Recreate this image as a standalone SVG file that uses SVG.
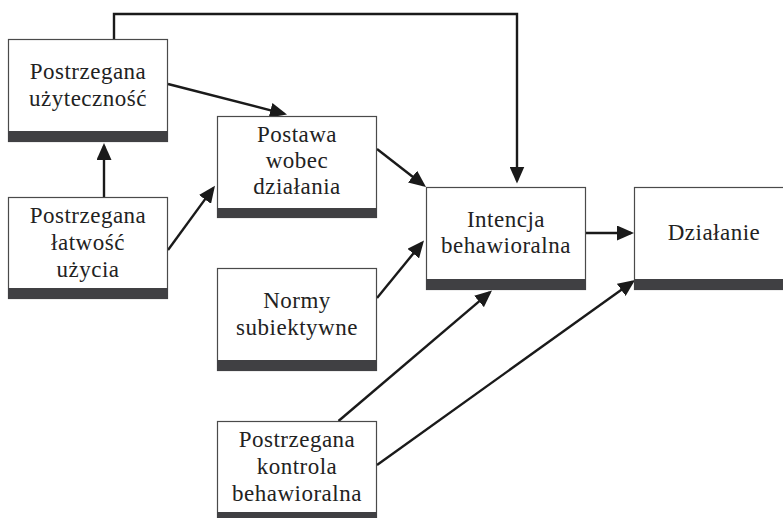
<svg xmlns="http://www.w3.org/2000/svg" width="783" height="518" viewBox="0 0 783 518">
  <style>
    .box { fill: #ffffff; stroke: #4a4a4a; stroke-width: 1.2; }
    .bar { fill: #404043; }
    .label { font-family: "Liberation Serif", "DejaVu Serif", serif; font-size: 23px; fill: #222222; text-anchor: middle; letter-spacing: 0.5px; }
    .link { fill: none; stroke: #1a1a1a; stroke-width: 2.4; stroke-linejoin: miter; }
  </style>
  <defs>
    <marker id="arrow" viewBox="0 0 17 15" refX="14" refY="7.5" markerWidth="17" markerHeight="15" markerUnits="userSpaceOnUse" orient="auto">
      <path d="M0,0 L17,7.5 L0,15 Z" fill="#1a1a1a"/>
    </marker>
  </defs>
  <rect width="783" height="518" fill="#ffffff"/>

  <!-- connectors -->
  <g id="connectors">
    <path class="link" d="M168,84 L284.1,113.8" marker-end="url(#arrow)"/>
    <path class="link" d="M104,197 L104,146" marker-end="url(#arrow)"/>
    <path class="link" d="M168,250 L213.2,188.1" marker-end="url(#arrow)"/>
    <path class="link" d="M114,39 L114,14 L517,14 L517,180.5" marker-end="url(#arrow)"/>
    <path class="link" d="M377,149 L423.6,185.2" marker-end="url(#arrow)"/>
    <path class="link" d="M377,298 L422.1,242.8" marker-end="url(#arrow)"/>
    <path class="link" d="M338.5,421 L489.7,292.4" marker-end="url(#arrow)"/>
    <path class="link" d="M377,465 L632.6,281.7" marker-end="url(#arrow)"/>
    <path class="link" d="M585,233 L631,233" marker-end="url(#arrow)"/>
  </g>

  <!-- nodes -->
  <g id="postrzegana-uzytecznosc">
    <rect class="box" x="8.5" y="39.5" width="159" height="102"/>
    <rect class="bar" x="8" y="131" width="160" height="11"/>
    <text class="label" x="88" y="79">Postrzegana</text>
    <text class="label" x="88" y="106">użyteczność</text>
  </g>

  <g id="postawa">
    <rect class="box" x="217.5" y="116.5" width="159" height="101"/>
    <rect class="bar" x="217" y="208" width="160" height="10"/>
    <text class="label" x="297" y="142">Postawa</text>
    <text class="label" x="297" y="168">wobec</text>
    <text class="label" x="297" y="194">działania</text>
  </g>

  <g id="postrzegana-latwosc">
    <rect class="box" x="8.5" y="197.5" width="159" height="101"/>
    <rect class="bar" x="8" y="288" width="160" height="11"/>
    <text class="label" x="88" y="223">Postrzegana</text>
    <text class="label" x="88" y="250">łatwość</text>
    <text class="label" x="88" y="277">użycia</text>
  </g>

  <g id="normy">
    <rect class="box" x="217.5" y="268.5" width="159" height="102"/>
    <rect class="bar" x="217" y="360" width="160" height="11"/>
    <text class="label" x="297" y="308">Normy</text>
    <text class="label" x="297" y="335">subiektywne</text>
  </g>

  <g id="kontrola">
    <rect class="box" x="217.5" y="421.5" width="159" height="102"/>
    <rect class="bar" x="217" y="512" width="160" height="11"/>
    <text class="label" x="297" y="447">Postrzegana</text>
    <text class="label" x="297" y="474">kontrola</text>
    <text class="label" x="297" y="501">behawioralna</text>
  </g>

  <g id="intencja">
    <rect class="box" x="426.5" y="187.5" width="159" height="102"/>
    <rect class="bar" x="426" y="279" width="160" height="11"/>
    <text class="label" x="506" y="227">Intencja</text>
    <text class="label" x="506" y="253">behawioralna</text>
  </g>

  <g id="dzialanie">
    <rect class="box" x="634.5" y="187.5" width="159" height="102"/>
    <rect class="bar" x="634" y="279" width="160" height="11"/>
    <text class="label" x="714" y="240">Działanie</text>
  </g>
</svg>
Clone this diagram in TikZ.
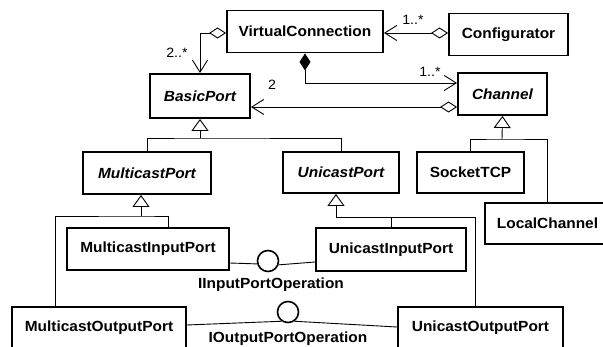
\documentclass[tikz,border=0pt]{standalone}
\usepackage{fontspec}
\setmainfont[FakeStretch=1.05]{Liberation Sans}
\usetikzlibrary{arrows.meta}
\begin{document}
\begin{tikzpicture}[x=1pt,y=-1pt,
  cls/.style={draw, line width=1.9pt, inner sep=0pt, minimum height=42pt,
    font=\fontsize{14.7}{16}\selectfont\bfseries},
  abstr/.style={cls, font=\fontsize{14.7}{16}\selectfont\bfseries\itshape},
  conn/.style={line width=0.9pt},
  agg/.style={conn, {Diamond[open,length=17pt,width=11pt]}-{Straight Barb[length=12pt,width=15pt]}},
  comp/.style={conn, {Diamond[length=17pt,width=11pt]}-{Straight Barb[length=12pt,width=15pt]}},
  gen/.style={conn, -{Triangle[open,length=12pt,width=17pt]}},
  mult/.style={font=\fontsize{13.5}{15}\selectfont, inner sep=0pt},
  iface/.style={draw, circle, line width=1.6pt, minimum size=21pt, inner sep=0pt},
  ilabel/.style={font=\fontsize{14.7}{16}\selectfont\bfseries, inner sep=0pt}]

\useasboundingbox (0,0) rectangle (603,347);
\fill[white] (0,0) rectangle (603,347);
\clip (0,0) rectangle (603,347);

% classes
\node[cls,   minimum width=156pt] (vc)   at (305,31.5)  {VirtualConnection};
\node[cls,   minimum width=119pt] (conf) at (508.5,34.5) {Configurator};
\node[abstr, minimum width=100pt, minimum height=44pt] (bp) at (200,96) {BasicPort};
\node[abstr, minimum width=89pt]  (ch)   at (502.5,94)  {Channel};
\node[abstr, minimum width=128pt] (mp)   at (147,173)   {MulticastPort};
\node[abstr, minimum width=116pt, minimum height=41pt] (up) at (341,172.5) {UnicastPort};
\node[cls,   minimum width=107pt, minimum height=41pt] (st) at (470.5,172.5) {SocketTCP};
\node[cls,   minimum width=125pt, minimum height=41pt] (lc) at (547.5,223.5) {LocalChannel};
\node[cls,   minimum width=162pt] (mip)  at (148,249)   {MulticastInputPort};
\node[cls,   minimum width=150pt, minimum height=43pt] (uip) at (391,249.5) {UnicastInputPort};
\node[cls,   minimum width=174pt] (mop)  at (99,328)    {MulticastOutputPort};
\node[cls,   minimum width=165pt] (uop)  at (480.5,328) {UnicastOutputPort};

% associations
\draw[agg] ([yshift=-1.5pt]vc.west) -| (bp.north);
\node[mult] (m1) at (177,53) {2..*};
\draw[agg] ([yshift=1.5pt]conf.west) -- ([yshift=1.5pt]conf.west -| vc.east);
\node[mult] (m2) at (413,20) {1..*};
\draw[comp] (vc.south) |- ([yshift=11pt]ch.west);
\node[mult] (m3) at (430,72) {1..*};
\draw[agg] ([yshift=-13pt]ch.west) -- ([yshift=-13pt]ch.west -| bp.east);
\node[mult] (m4) at (272,85) {2};

% generalizations
\coordinate (j1) at (200,138);
\draw[conn] (mp.north) |- (j1) -| (up.north);
\draw[gen] (j1) -- (bp.south);

\coordinate (j2) at (141,216);
\draw[conn] ([xshift=20pt]mip.north) |- (j2) -| ([xshift=-44pt]mop.north);
\draw[gen] (j2) -- ([xshift=-6pt]mp.south);

\coordinate (j3) at (336,217);
\draw[conn] ([xshift=-5.5pt]uop.north) |- (j3);
\draw[conn] (uip.north) -- (uip.north |- j3);
\draw[gen] (j3) -- ([xshift=-5pt]up.south);

\coordinate (j4) at (502,139);
\draw[conn] (st.north) |- (j4) -| (lc.north);
\draw[gen] (j4) -- (ch.south);

% provided interfaces
\node[iface] (iin) at (268,261) {};
\node[ilabel] (iinl) at (271,285) {IInputPortOperation};
\draw[conn] ([yshift=-14pt]mip.east) -- (iin.195);
\draw[conn] (iin.-20) -- ([yshift=-12.5pt]uip.west);

\node[iface] (iout) at (288,312) {};
\node[ilabel] (ioutl) at (288,339) {IOutputPortOperation};
\draw[conn] ([yshift=3pt]mop.east) -- (iout.235);
\draw[conn] (iout.305) -- ([yshift=1pt]uop.west);
\end{tikzpicture}
\end{document}
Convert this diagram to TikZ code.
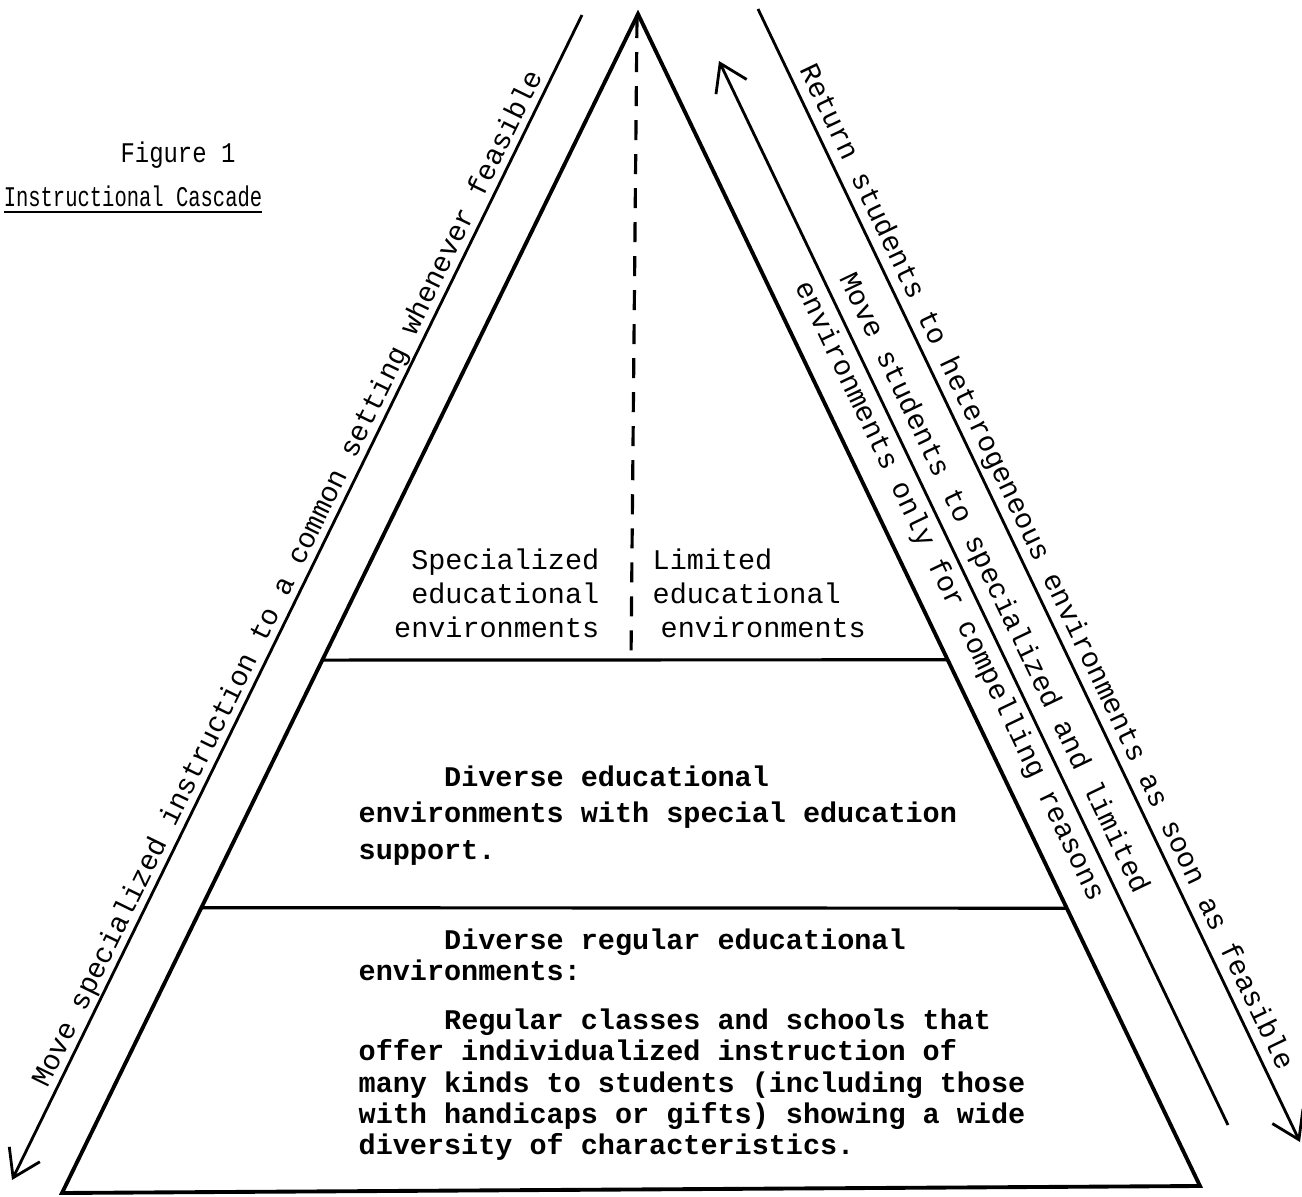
\documentclass[tikz,border=0pt]{standalone}
\usepackage{fontspec}
\setmainfont{Liberation Mono}
\usepackage{graphicx}
\usepackage{tikz}
\usetikzlibrary{positioning}
\usetikzlibrary{arrows.meta}
\usetikzlibrary{calc}

\newcommand{\indentfive}{\hphantom{xxxxx}}

\tikzset{
  side/.style={line width=1.1pt},
  divider/.style={line width=0.9pt},
  flow/.style={line width=0.8pt},
  barbend/.style={-{Straight Barb[length=2.6mm,width=3.4mm,line width=0.8pt]}},
  barbstart/.style={{Straight Barb[length=2.6mm,width=3.4mm,line width=0.8pt]}-},
  slopetext/.style={sloped,pos=0.5,inner sep=2pt,font=\fontsize{8.1}{9.7}\selectfont},
  blocktext/.style={inner sep=0pt}
}

\begin{document}
\begin{tikzpicture}[x=0.01cm,y=-0.01cm]
        \useasboundingbox (0,0) rectangle (1302,1197);

        \coordinate (apex) at (638,14);
        \coordinate (bl) at (62,1193);
        \coordinate (br) at (1200,1186);
        \coordinate (dtop) at (637,18);
        \coordinate (dbot) at (631,660);

        \coordinate (ltop) at (582,15);
        \coordinate (lbot) at (12,1180);
        \coordinate (itop) at (719,61);
        \coordinate (ibot) at (1228,1125);
        \coordinate (otop) at (758,9);
        \coordinate (obot) at (1300,1142);

        \draw[side] (apex) -- (bl) -- (br) -- cycle;
        \draw[divider] ($(apex)!0.548!(bl)$) -- ($(apex)!0.551!(br)$);
        \draw[divider] ($(apex)!0.758!(bl)$) -- ($(apex)!0.763!(br)$);
        \draw[divider,dash pattern=on 2mm off 1.4mm] (dtop) -- (dbot);

        \draw[flow,barbstart] (lbot) -- node[slopetext,above,inner sep=0.3pt,pos=0.51] (common) {Move specialized instruction to a common setting whenever feasible} (ltop);
        \draw[flow,barbstart] (itop) -- node[slopetext,above] (compelling1) {Move students to specialized and limited}
                node[slopetext,below,pos=0.49] (compelling2) {environments only for compelling reasons} (ibot);
        \draw[flow,barbend] (otop) -- node[slopetext,above,inner sep=1pt] (return) {Return students to heterogeneous environments as soon as feasible} (obot);

        \node[font=\fontsize{8.1}{9.7}\selectfont] (figno) at (178,155) {\scalebox{0.84}[1]{Figure 1}};
        \node[font=\fontsize{8.1}{9.7}\selectfont] (figtitle) at (133,200) {\underline{\scalebox{0.72}[1]{Instructional Cascade}}};

        \node[blocktext,anchor=north east,align=right,font=\fontsize{8.1}{9.7}\selectfont] (special) at (600,548) {Specialized\\educational\\environments};
        \node[blocktext,anchor=north west,align=left,font=\fontsize{8.1}{9.7}\selectfont] (limited) at (652,548) {Limited\\educational\\\hspace*{0.08cm}environments};

        \node[blocktext,anchor=north west,align=left,font=\bfseries\fontsize{8.1}{10.4}\selectfont] (diverse) at (358,765) {\indentfive Diverse educational\\environments with special education\\support.};

        \node[blocktext,anchor=north west,align=left,font=\bfseries\fontsize{8.1}{8.9}\selectfont] (regular) at (358,928) {\indentfive Diverse regular educational\\environments:\\[5pt]\indentfive Regular classes and schools that\\offer individualized instruction of\\many kinds to students (including those\\with handicaps or gifts) showing a wide\\diversity of characteristics.};
      \end{tikzpicture}
\end{document}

_DIRECTIONS_. Check each line in the listing above for the string "this", then report how many lines contain it, with no other text.

_EXPECTED ANSWER_. 3